Subsidiaries of Imperial Brands and the China National Tobacco Corporation (CNTC) have established a joint venture company whose initial aims are to increase sales of Imperial’s brands in China and those of Chinese brands elsewhere.
Imperial said in a note posted on its website that Global Horizon Ventures Limited (GHVL), which it described as a ‘dynamic long-term’ joint venture (JV) business, would look to develop a ‘variety of growth opportunities in China and international markets’.
But initially it would be focused on:
* leveraging the expertise of China’s largest tobacco company, Yunnan Tobacco, to drive the sustainable growth of Imperial’s Growth Brands West and Davidoff in China; and
* maximising the potential of two Yunnan brands, Jadé and Horizon, in markets outside of China.
Jadé was said to be joining Imperial’s portfolio of Specialist Brands.

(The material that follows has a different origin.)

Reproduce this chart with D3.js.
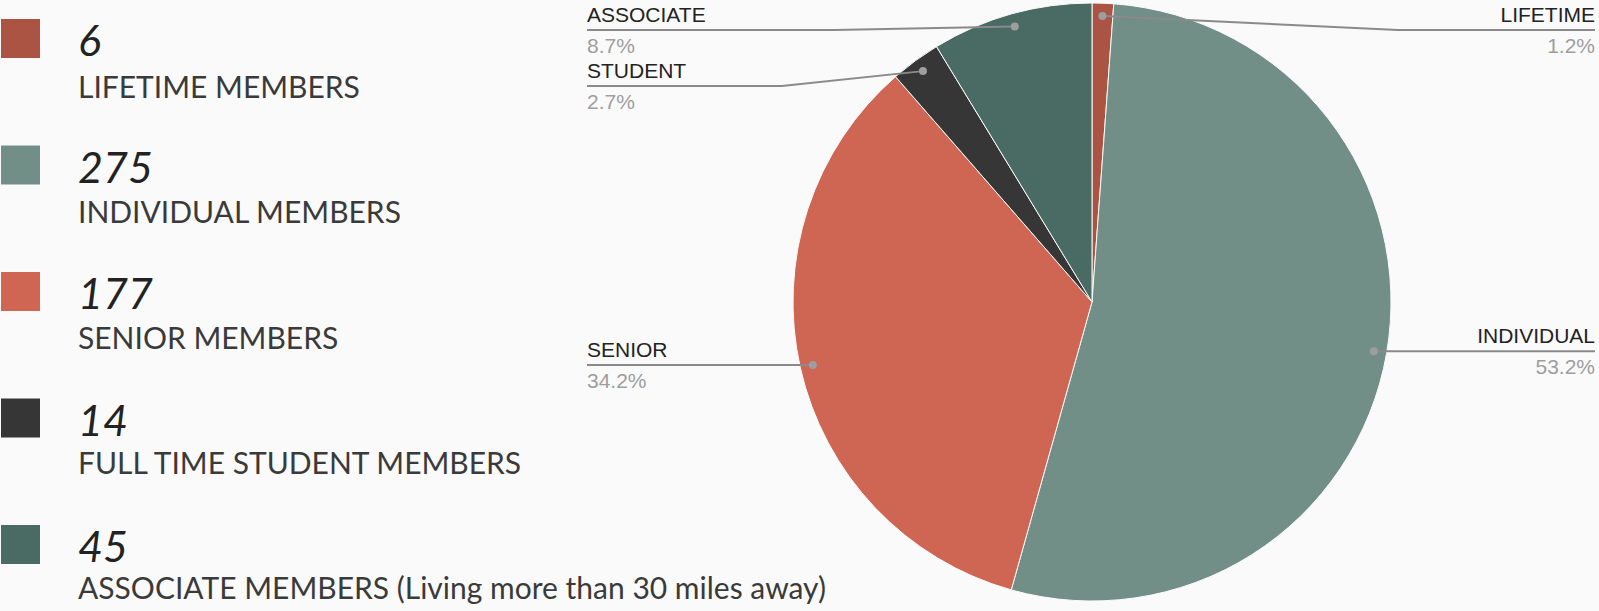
<!DOCTYPE html>
<html>
<head>
<meta charset="utf-8">
<script src="https://cdn.jsdelivr.net/npm/d3@7"></script>
<style>
  body { margin: 0; background: #fafafa; }
  svg { display: block; }
</style>
</head>
<body>
<div id="chart"></div>
<script>
// data
var keys = ["LIFETIME", "INDIVIDUAL", "SENIOR", "STUDENT", "ASSOCIATE"];
var counts = [6, 275, 177, 14, 45];
var legendNames = ["LIFETIME MEMBERS", "INDIVIDUAL MEMBERS", "SENIOR MEMBERS",
  "FULL TIME STUDENT MEMBERS", "ASSOCIATE MEMBERS (Living more than 30 miles away)"];
var colors = ["#ab5444", "#728f87", "#cf6553", "#363636", "#4a6b63"];

var width = 1599, height = 611;
var svg = d3.select("#chart").append("svg").attr("width", width).attr("height", height)
  .style("background", "#fafafa");

var total = d3.sum(counts);
var slices = keys.map(function(k, i){ return {key: k, value: counts[i], color: colors[i], i: i}; });

//legend
var ly = d3.scaleLinear().domain([0, 4]).range([19, 525]);
var legend = svg.append("g").selectAll("g").data(slices).enter().append("g");
legend.append("rect")
  .attr("x", 1).attr("y", function(d){ return ly(d.i); })
  .attr("width", 39).attr("height", 39)
  .attr("fill", function(d){ return d.color; });
legend.append("text")
  .attr("x", 78).attr("y", function(d){ return ly(d.i) + 37; })
  .attr("font-family", "Lato").attr("font-style", "italic").attr("font-size", 43)
  .attr("fill", "#222")
  .text(function(d){ return d.value; });
legend.append("text")
  .attr("x", 78).attr("y", function(d){ return 98 + d.i * 125.3; })
  .attr("font-family", "Lato").attr("font-size", 30)
  .attr("fill", "#3a3a3a")
  .text(function(d){ return legendNames[d.i]; });

// pie
var cx = 1092, cy = 302, R = 299;
var pie = d3.pie().sort(null).value(function(d){ return d.value; });
var arcs = pie(slices);
var arc = d3.arc().innerRadius(0).outerRadius(R);
var dotArc = d3.arc().innerRadius(R * 0.957).outerRadius(R * 0.957);

var g = svg.append("g").attr("transform", "translate(" + cx + "," + cy + ")");
g.selectAll("path").data(arcs).enter().append("path")
  .attr("d", arc)
  .attr("fill", function(d){ return d.data.color; })
  .attr("stroke", "#fafafa").attr("stroke-width", 1);

// label layout
var leftX = 587, rightX = 1595;
arcs.forEach(function(a){
  var c = dotArc.centroid(a);
  a.dx = cx + c[0]; a.dy = cy + c[1];
  a.side = c[0] < 0 ? "left" : "right";
});
["left", "right"].forEach(function(side){
  var prev = -Infinity;
  arcs.filter(function(a){ return a.side == side; })
    .sort(function(a, b){ return a.dy - b.dy; })
    .forEach(function(a){
      a.ly = Math.max(a.dy, prev + 56, 30);
      prev = a.ly;
    });
});

var labels = svg.append("g").selectAll("g").data(arcs).enter().append("g");
labels.append("path")
  .attr("fill", "none").attr("stroke", "#8a8a8a").attr("stroke-width", 2)
  .attr("d", function(a){
    var endX = a.side == "left" ? leftX : rightX;
    var elbow = a.side == "left" ? endX + (a.dx - endX) * 0.58 : a.dx + (endX - a.dx) * 0.6;
    return "M" + a.dx + "," + a.dy + "L" + elbow + "," + a.ly + "L" + endX + "," + a.ly;
  });
labels.append("circle")
  .attr("cx", function(a){ return a.dx; }).attr("cy", function(a){ return a.dy; })
  .attr("r", 4).attr("fill", "#9e9e9e");
labels.append("text")
  .attr("x", function(a){ return a.side == "left" ? leftX : rightX; })
  .attr("y", function(a){ return a.ly - 8; })
  .attr("text-anchor", function(a){ return a.side == "left" ? "start" : "end"; })
  .attr("font-family", "Liberation Sans, Arial").attr("font-size", 21)
  .attr("fill", "#222")
  .text(function(a){ return a.data.key; });
labels.append("text")
  .attr("x", function(a){ return a.side == "left" ? leftX : rightX; })
  .attr("y", function(a){ return a.ly + 23; })
  .attr("text-anchor", function(a){ return a.side == "left" ? "start" : "end"; })
  .attr("font-family", "Liberation Sans, Arial").attr("font-size", 21)
  .attr("fill", "#9e9e9e")
  .text(function(a){ return (a.value / total * 100).toFixed(1) + "%"; });
</script>
</body>
</html>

‘The partnership has the potential to deliver additional meaningful Growth Brand volumes in the JV’s first five years,’ Imperial said in its note.

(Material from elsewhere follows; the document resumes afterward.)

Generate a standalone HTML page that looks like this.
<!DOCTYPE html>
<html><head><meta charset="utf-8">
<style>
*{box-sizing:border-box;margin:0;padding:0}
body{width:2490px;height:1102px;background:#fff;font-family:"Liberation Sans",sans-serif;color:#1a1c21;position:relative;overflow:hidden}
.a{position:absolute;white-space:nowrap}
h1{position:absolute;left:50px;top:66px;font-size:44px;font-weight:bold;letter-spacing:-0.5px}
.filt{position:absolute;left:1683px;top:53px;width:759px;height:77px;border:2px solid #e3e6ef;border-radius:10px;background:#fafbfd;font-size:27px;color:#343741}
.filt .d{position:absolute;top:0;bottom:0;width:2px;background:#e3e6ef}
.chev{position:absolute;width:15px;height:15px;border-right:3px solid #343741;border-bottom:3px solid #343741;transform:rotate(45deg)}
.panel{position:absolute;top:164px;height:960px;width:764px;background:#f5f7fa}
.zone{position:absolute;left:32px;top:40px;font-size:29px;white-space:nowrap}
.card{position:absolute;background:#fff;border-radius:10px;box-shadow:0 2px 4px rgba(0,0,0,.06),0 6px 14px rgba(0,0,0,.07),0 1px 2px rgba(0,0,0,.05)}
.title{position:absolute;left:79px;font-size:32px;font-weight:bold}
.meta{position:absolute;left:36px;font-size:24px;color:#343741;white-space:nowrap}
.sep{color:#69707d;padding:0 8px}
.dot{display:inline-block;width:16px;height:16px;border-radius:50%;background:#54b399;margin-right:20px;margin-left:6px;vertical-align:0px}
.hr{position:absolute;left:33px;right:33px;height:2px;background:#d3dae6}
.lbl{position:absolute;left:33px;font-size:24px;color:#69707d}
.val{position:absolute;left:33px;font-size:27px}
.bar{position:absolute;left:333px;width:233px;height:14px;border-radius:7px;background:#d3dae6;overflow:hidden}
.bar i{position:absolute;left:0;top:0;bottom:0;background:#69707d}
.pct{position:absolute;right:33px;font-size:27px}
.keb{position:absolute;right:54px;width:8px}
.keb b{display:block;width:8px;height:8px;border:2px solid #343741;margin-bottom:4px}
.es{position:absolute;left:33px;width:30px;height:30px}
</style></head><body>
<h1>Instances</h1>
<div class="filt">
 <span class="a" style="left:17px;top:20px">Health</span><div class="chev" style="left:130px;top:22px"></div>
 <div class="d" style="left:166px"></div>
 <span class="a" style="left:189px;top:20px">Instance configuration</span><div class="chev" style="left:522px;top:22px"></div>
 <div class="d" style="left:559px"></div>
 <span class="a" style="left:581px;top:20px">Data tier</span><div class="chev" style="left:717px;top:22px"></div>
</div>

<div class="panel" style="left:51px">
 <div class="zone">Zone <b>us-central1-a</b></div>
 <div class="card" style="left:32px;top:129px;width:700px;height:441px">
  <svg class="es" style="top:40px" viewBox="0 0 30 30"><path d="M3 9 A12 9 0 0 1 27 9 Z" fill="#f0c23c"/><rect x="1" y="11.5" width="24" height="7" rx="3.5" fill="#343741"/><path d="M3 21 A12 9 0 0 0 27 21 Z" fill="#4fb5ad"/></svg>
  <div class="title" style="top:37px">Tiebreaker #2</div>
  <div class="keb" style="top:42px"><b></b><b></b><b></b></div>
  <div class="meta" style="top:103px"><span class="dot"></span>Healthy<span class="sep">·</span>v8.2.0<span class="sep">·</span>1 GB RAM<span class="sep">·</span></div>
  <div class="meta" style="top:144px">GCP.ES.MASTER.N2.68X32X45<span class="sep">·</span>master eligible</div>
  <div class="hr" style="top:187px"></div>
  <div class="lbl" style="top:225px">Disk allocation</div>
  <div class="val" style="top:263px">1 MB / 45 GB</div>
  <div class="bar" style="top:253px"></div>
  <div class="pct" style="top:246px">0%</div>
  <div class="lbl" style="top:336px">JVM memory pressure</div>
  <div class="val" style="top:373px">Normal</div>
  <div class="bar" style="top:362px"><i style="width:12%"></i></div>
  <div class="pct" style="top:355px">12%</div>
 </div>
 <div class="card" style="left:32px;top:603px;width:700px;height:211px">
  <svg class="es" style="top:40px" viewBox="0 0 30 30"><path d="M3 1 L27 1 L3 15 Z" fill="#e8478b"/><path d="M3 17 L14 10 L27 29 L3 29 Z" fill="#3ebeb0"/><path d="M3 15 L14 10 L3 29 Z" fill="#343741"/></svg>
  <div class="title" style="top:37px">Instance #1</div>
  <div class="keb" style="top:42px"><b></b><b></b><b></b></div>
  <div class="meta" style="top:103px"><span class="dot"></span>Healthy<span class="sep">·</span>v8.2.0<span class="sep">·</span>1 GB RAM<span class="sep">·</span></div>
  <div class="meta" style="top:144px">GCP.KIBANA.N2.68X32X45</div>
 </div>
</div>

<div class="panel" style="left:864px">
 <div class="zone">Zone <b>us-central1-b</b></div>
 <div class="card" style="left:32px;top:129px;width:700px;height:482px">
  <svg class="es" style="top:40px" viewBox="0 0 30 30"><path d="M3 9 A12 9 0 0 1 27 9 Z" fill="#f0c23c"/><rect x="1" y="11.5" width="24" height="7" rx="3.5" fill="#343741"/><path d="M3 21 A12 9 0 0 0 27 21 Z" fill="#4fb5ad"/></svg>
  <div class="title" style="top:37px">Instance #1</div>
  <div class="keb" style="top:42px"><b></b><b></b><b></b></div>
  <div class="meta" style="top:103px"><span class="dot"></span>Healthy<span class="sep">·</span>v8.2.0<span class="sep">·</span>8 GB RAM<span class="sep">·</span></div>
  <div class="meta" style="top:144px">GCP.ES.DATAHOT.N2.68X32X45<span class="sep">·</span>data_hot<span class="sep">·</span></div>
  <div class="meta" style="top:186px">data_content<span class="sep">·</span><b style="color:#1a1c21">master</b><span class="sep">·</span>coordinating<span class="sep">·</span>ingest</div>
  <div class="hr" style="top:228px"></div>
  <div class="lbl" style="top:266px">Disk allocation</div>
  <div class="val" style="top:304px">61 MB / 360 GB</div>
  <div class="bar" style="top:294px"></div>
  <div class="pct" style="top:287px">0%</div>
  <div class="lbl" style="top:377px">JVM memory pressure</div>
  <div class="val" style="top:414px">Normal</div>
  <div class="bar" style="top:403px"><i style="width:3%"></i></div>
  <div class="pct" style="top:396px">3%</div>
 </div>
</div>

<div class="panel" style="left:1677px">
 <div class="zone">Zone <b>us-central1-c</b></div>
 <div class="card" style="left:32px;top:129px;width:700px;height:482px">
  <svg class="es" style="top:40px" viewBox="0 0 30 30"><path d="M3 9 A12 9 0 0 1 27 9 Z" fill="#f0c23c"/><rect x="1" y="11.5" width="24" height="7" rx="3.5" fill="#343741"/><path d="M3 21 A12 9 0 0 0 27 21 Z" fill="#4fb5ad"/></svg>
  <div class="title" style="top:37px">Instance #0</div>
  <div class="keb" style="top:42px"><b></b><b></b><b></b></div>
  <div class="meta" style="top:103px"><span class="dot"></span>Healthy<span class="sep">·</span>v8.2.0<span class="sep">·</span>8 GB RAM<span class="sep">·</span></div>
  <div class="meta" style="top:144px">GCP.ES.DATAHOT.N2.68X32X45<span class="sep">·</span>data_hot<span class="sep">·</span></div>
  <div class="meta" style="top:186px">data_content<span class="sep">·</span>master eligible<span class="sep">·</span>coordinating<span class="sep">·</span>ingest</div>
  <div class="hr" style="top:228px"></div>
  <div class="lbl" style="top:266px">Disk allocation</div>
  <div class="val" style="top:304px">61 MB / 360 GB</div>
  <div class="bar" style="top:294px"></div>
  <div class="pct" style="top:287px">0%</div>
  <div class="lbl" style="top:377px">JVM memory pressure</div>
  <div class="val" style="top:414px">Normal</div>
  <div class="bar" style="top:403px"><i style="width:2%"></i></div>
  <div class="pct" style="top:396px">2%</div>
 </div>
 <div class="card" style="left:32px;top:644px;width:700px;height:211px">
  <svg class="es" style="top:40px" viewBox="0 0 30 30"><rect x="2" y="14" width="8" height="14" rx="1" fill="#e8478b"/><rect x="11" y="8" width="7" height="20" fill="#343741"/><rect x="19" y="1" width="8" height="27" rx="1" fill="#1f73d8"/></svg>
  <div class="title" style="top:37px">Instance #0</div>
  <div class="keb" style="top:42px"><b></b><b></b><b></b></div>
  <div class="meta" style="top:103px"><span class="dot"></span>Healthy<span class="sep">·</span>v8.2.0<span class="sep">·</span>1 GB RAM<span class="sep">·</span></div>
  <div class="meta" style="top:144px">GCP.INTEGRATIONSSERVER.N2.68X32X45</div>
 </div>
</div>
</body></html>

‘Further tobacco and next generation product launches, as well as potential M&A [merger and acquisition] opportunities, will also be evaluated by GHVL in due course.’
Imperial Brands chief executive, Alison Cooper, and the chief commissioner of China’s State Tobacco Monopoly Association (STMA), Ling Cheng Xin, formally endorsed the JV during a signing ceremony in Beijing. Imperial’s note was dated January 11, but there was no mention of when the JV was established or when the signing ceremony took place.

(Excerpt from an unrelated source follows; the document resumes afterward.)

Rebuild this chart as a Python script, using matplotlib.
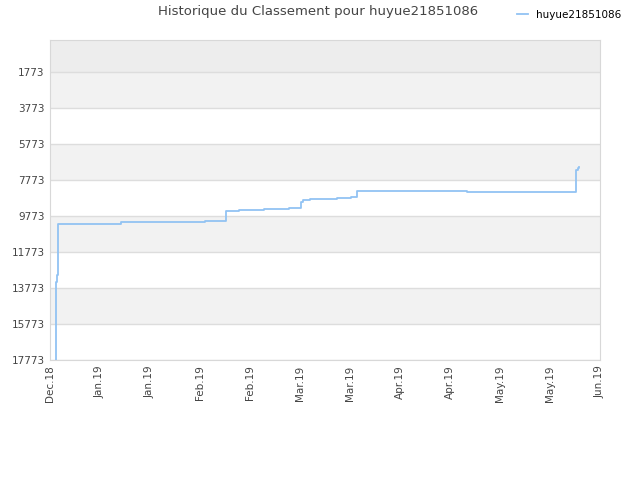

“We’re excited by the growth potential offered by this new business opportunity and look forward to seeing our co-operation with our Chinese partners flourish for many years to come,” Cooper was quoted as saying.
GHVL, based in Hong Kong, has been jointly founded by ITL Pacific HK Limited, a subsidiary of Imperial Brands, and Yunnan Tobacco International Company Limited and Tian Li International Company Limited, both units of the CNTC, the operational arm of the STMA.
‘The JV builds on a track record of co-operation which began in 2003 between Imperial and Yunnan Tobacco, China’s number one tobacco company with a market share of over 20 percent,’ Imperial said in its note.
‘China is the largest tobacco market in the world with annual volumes of close to 2.5 trillion cigarettes.’
A footnote to the Imperial announcement said that Yunnan Tobacco International Company Limited was a subsidiary of Yunnan Tobacco Industrial Corporation, in turn a subsidiary of the CNTC; and that Tian Li International Company Limited was a subsidiary of China Tobacco International Inc, in turn a subsidiary of the CNTC.